Scena zbiorowa. Fot. Krzysztof Krzak

Historia zaiste wielowątkowa, sztuka wieloobsadowa (18 postaci na scenie) - nie ma lekko! Ale reżyserująca ten spektakl (przy współpracy Anny Kosikowskiej) Kinga Dziułka – Łojek znakomicie poradziła sobie z tym zadaniem. Dokonała ona też zgrabnej kompilacji książki Alejchema z librettem musicalu „Skrzypek na dachu” autorstwa Josepha Steina (z offu pobrzmiewa też dyskretnie muzyka z tego słynnego widowiska). Przedstawienie ma dobre tempo, w żadnej mierze nie nuży i nie irytuje.

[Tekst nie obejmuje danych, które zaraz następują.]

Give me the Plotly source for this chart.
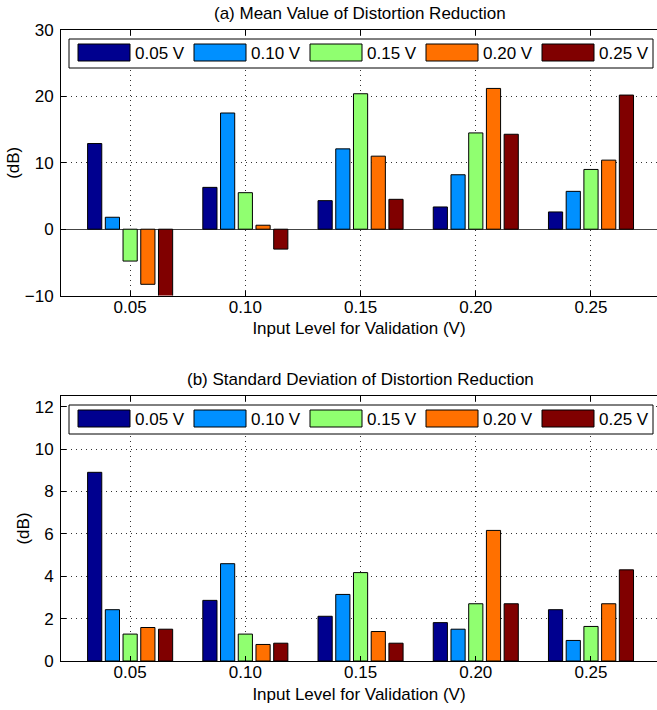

Warta docenienia jest dbałość twórców o stworzenie na scenie klimatu XIX-wiecznego domu biednego Żyda, a także pokazanie kolorytu środowiska Kasrylewki, do czego przyczynili się aktorzy grający role dalszoplanowe: Wiktoria Bochniak jako Mordka, Sabrina Bocian (Nauma), Mikołaj Pietrzycki (Policjant), Magdalena Głąb (Rabin) i Maja Kołbut (Fruma Sara).

Scena zbiorowa. Fot. Krzysztof Krzak

Na upartego można by się dopatrzeć w „Dziejach Tewjego Mleczarza” zaprezentowanych przez Młodzieżowy Teatr Amatorski OBibooK niejakich mankamentów. Wciąż pojawiało się (acz w zdecydowanie mniejszej częstotliwości) bezproduktywne dreptanie po scenie, były „puste sceny” między poszczególnymi epizodami, czasem zawodziła pamięć, dokuczał niesforny sztuczny zarost, momentami szwankowała technika… Ale nic to! - jak by powiedział pan Wołodyjowski. W teatrze liczą się przede wszystkim emocje, a tych tutaj nie brakowało. Było wesoło, ale i refleksyjnie, wzruszająco. I był entuzjazm młodych adeptów aktorstwa, ich radość ze wspólnego bycia na scenie ku zachwytowi licznie przybyłej publiczności.